* STATED EXERCISE *
Retype the material that follows, keeping every word as it is.

* INFORMATION PROVIDED *
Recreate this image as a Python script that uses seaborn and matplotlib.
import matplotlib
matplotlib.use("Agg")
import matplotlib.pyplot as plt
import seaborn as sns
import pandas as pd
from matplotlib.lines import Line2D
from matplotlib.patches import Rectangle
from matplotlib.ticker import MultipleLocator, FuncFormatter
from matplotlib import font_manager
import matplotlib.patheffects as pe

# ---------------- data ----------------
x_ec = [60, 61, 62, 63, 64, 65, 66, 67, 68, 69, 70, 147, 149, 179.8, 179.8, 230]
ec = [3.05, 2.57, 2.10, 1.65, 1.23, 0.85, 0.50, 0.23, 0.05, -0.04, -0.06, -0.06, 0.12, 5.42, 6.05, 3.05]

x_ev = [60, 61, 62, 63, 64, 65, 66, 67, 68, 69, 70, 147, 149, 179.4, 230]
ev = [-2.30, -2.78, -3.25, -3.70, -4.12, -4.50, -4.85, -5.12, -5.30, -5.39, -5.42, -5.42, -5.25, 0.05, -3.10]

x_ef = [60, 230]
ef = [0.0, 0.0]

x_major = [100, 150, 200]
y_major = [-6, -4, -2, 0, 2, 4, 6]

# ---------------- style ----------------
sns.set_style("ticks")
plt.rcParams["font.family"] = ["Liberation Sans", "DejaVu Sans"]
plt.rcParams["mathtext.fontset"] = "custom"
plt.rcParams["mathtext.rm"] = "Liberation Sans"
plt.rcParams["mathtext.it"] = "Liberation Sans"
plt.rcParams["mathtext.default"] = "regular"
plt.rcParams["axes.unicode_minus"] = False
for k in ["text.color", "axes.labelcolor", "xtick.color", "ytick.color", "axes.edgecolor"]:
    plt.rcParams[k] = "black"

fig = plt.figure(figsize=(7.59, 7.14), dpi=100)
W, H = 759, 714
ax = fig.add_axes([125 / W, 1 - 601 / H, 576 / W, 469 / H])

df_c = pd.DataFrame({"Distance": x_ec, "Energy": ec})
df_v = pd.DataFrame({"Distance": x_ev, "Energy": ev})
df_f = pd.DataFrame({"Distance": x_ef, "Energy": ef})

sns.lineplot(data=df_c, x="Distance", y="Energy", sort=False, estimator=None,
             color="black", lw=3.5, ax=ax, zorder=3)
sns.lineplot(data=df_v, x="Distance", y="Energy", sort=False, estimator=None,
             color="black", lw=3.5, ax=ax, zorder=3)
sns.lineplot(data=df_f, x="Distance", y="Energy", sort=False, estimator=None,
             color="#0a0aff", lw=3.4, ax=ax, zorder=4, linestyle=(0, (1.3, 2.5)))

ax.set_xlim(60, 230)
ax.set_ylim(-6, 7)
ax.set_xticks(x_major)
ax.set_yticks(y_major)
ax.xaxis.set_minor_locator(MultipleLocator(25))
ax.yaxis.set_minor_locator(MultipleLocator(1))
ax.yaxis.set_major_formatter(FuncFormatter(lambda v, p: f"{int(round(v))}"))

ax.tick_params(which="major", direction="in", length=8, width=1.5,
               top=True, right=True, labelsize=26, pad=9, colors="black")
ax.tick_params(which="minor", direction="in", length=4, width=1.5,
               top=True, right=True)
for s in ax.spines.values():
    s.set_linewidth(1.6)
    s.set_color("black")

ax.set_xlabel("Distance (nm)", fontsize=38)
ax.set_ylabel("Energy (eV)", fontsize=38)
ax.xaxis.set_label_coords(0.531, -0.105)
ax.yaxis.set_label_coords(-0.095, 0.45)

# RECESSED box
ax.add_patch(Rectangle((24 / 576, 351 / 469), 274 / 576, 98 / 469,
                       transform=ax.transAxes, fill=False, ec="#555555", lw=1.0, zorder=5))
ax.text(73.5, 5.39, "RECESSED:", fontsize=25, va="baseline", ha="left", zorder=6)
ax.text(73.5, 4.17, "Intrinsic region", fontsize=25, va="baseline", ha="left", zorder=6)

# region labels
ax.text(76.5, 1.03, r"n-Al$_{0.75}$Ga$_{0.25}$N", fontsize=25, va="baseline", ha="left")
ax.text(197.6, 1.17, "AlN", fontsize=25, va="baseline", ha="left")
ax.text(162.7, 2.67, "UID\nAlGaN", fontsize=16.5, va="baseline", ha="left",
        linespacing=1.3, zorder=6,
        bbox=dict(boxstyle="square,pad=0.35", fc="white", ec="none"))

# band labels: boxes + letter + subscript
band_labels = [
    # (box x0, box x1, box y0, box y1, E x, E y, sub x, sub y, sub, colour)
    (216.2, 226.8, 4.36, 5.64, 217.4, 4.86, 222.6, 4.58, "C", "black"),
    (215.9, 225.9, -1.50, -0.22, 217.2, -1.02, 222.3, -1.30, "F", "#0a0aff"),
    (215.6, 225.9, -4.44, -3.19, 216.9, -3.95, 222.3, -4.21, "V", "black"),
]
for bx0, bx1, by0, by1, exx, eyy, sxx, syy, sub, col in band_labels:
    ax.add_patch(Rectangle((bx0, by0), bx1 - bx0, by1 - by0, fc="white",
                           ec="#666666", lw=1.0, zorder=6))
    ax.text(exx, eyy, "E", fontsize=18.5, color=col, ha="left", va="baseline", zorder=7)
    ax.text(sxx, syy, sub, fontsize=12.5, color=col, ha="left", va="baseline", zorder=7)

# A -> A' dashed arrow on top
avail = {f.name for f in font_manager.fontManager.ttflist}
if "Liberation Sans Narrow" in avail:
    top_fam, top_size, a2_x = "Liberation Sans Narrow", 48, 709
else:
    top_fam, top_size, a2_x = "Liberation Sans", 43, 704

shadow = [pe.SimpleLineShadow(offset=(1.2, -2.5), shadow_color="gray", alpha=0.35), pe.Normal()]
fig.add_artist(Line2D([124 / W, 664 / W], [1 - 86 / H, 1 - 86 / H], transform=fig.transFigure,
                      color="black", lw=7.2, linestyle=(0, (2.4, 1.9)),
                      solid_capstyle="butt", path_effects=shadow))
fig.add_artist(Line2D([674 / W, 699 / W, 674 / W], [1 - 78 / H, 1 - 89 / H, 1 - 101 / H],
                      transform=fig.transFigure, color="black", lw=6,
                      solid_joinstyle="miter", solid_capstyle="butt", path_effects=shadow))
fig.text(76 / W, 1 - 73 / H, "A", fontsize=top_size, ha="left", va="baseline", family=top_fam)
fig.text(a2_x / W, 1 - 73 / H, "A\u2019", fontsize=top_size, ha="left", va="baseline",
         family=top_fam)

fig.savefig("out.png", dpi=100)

* EXERCISE SOLUTION *
Recreate this image as a Python script that uses seaborn and matplotlib.
import matplotlib
matplotlib.use("Agg")
import matplotlib.pyplot as plt
import seaborn as sns
import pandas as pd
from matplotlib.lines import Line2D
from matplotlib.patches import Rectangle
from matplotlib.ticker import MultipleLocator, FuncFormatter
from matplotlib import font_manager
import matplotlib.patheffects as pe

# ---------------- data ----------------
x_ec = [60, 61, 62, 63, 64, 65, 66, 67, 68, 69, 70, 147, 149, 179.8, 179.8, 230]
ec = [3.05, 2.57, 2.10, 1.65, 1.23, 0.85, 0.50, 0.23, 0.05, -0.04, -0.06, -0.06, 0.12, 5.42, 6.05, 3.05]

x_ev = [60, 61, 62, 63, 64, 65, 66, 67, 68, 69, 70, 147, 149, 179.4, 230]
ev = [-2.30, -2.78, -3.25, -3.70, -4.12, -4.50, -4.85, -5.12, -5.30, -5.39, -5.42, -5.42, -5.25, 0.05, -3.10]

x_ef = [60, 230]
ef = [0.0, 0.0]

x_major = [100, 150, 200]
y_major = [-6, -4, -2, 0, 2, 4, 6]

# ---------------- style ----------------
sns.set_style("ticks")
plt.rcParams["font.family"] = ["Liberation Sans", "DejaVu Sans"]
plt.rcParams["mathtext.fontset"] = "custom"
plt.rcParams["mathtext.rm"] = "Liberation Sans"
plt.rcParams["mathtext.it"] = "Liberation Sans"
plt.rcParams["mathtext.default"] = "regular"
plt.rcParams["axes.unicode_minus"] = False
for k in ["text.color", "axes.labelcolor", "xtick.color", "ytick.color", "axes.edgecolor"]:
    plt.rcParams[k] = "black"

fig = plt.figure(figsize=(7.59, 7.14), dpi=100)
W, H = 759, 714
ax = fig.add_axes([125 / W, 1 - 601 / H, 576 / W, 469 / H])

df_c = pd.DataFrame({"Distance": x_ec, "Energy": ec})
df_v = pd.DataFrame({"Distance": x_ev, "Energy": ev})
df_f = pd.DataFrame({"Distance": x_ef, "Energy": ef})

sns.lineplot(data=df_c, x="Distance", y="Energy", sort=False, estimator=None,
             color="black", lw=3.5, ax=ax, zorder=3)
sns.lineplot(data=df_v, x="Distance", y="Energy", sort=False, estimator=None,
             color="black", lw=3.5, ax=ax, zorder=3)
sns.lineplot(data=df_f, x="Distance", y="Energy", sort=False, estimator=None,
             color="#0a0aff", lw=3.4, ax=ax, zorder=4, linestyle=(0, (1.3, 2.5)))

ax.set_xlim(60, 230)
ax.set_ylim(-6, 7)
ax.set_xticks(x_major)
ax.set_yticks(y_major)
ax.xaxis.set_minor_locator(MultipleLocator(25))
ax.yaxis.set_minor_locator(MultipleLocator(1))
ax.yaxis.set_major_formatter(FuncFormatter(lambda v, p: f"{int(round(v))}"))

ax.tick_params(which="major", direction="in", length=8, width=1.5,
               top=True, right=True, labelsize=26, pad=9, colors="black")
ax.tick_params(which="minor", direction="in", length=4, width=1.5,
               top=True, right=True)
for s in ax.spines.values():
    s.set_linewidth(1.6)
    s.set_color("black")

ax.set_xlabel("Distance (nm)", fontsize=38)
ax.set_ylabel("Energy (eV)", fontsize=38)
ax.xaxis.set_label_coords(0.531, -0.105)
ax.yaxis.set_label_coords(-0.095, 0.45)

# RECESSED box
ax.add_patch(Rectangle((24 / 576, 351 / 469), 274 / 576, 98 / 469,
                       transform=ax.transAxes, fill=False, ec="#555555", lw=1.0, zorder=5))
ax.text(73.5, 5.39, "RECESSED:", fontsize=25, va="baseline", ha="left", zorder=6)
ax.text(73.5, 4.17, "Intrinsic region", fontsize=25, va="baseline", ha="left", zorder=6)

# region labels
ax.text(76.5, 1.03, r"n-Al$_{0.75}$Ga$_{0.25}$N", fontsize=25, va="baseline", ha="left")
ax.text(197.6, 1.17, "AlN", fontsize=25, va="baseline", ha="left")
ax.text(162.7, 2.67, "UID\nAlGaN", fontsize=16.5, va="baseline", ha="left",
        linespacing=1.3, zorder=6,
        bbox=dict(boxstyle="square,pad=0.35", fc="white", ec="none"))

# band labels: boxes + letter + subscript
band_labels = [
    # (box x0, box x1, box y0, box y1, E x, E y, sub x, sub y, sub, colour)
    (216.2, 226.8, 4.36, 5.64, 217.4, 4.86, 222.6, 4.58, "C", "black"),
    (215.9, 225.9, -1.50, -0.22, 217.2, -1.02, 222.3, -1.30, "F", "#0a0aff"),
    (215.6, 225.9, -4.44, -3.19, 216.9, -3.95, 222.3, -4.21, "V", "black"),
]
for bx0, bx1, by0, by1, exx, eyy, sxx, syy, sub, col in band_labels:
    ax.add_patch(Rectangle((bx0, by0), bx1 - bx0, by1 - by0, fc="white",
                           ec="#666666", lw=1.0, zorder=6))
    ax.text(exx, eyy, "E", fontsize=18.5, color=col, ha="left", va="baseline", zorder=7)
    ax.text(sxx, syy, sub, fontsize=12.5, color=col, ha="left", va="baseline", zorder=7)

# A -> A' dashed arrow on top
avail = {f.name for f in font_manager.fontManager.ttflist}
if "Liberation Sans Narrow" in avail:
    top_fam, top_size, a2_x = "Liberation Sans Narrow", 48, 709
else:
    top_fam, top_size, a2_x = "Liberation Sans", 43, 704

shadow = [pe.SimpleLineShadow(offset=(1.2, -2.5), shadow_color="gray", alpha=0.35), pe.Normal()]
fig.add_artist(Line2D([124 / W, 664 / W], [1 - 86 / H, 1 - 86 / H], transform=fig.transFigure,
                      color="black", lw=7.2, linestyle=(0, (2.4, 1.9)),
                      solid_capstyle="butt", path_effects=shadow))
fig.add_artist(Line2D([674 / W, 699 / W, 674 / W], [1 - 78 / H, 1 - 89 / H, 1 - 101 / H],
                      transform=fig.transFigure, color="black", lw=6,
                      solid_joinstyle="miter", solid_capstyle="butt", path_effects=shadow))
fig.text(76 / W, 1 - 73 / H, "A", fontsize=top_size, ha="left", va="baseline", family=top_fam)
fig.text(a2_x / W, 1 - 73 / H, "A\u2019", fontsize=top_size, ha="left", va="baseline",
         family=top_fam)

fig.savefig("out.png", dpi=100)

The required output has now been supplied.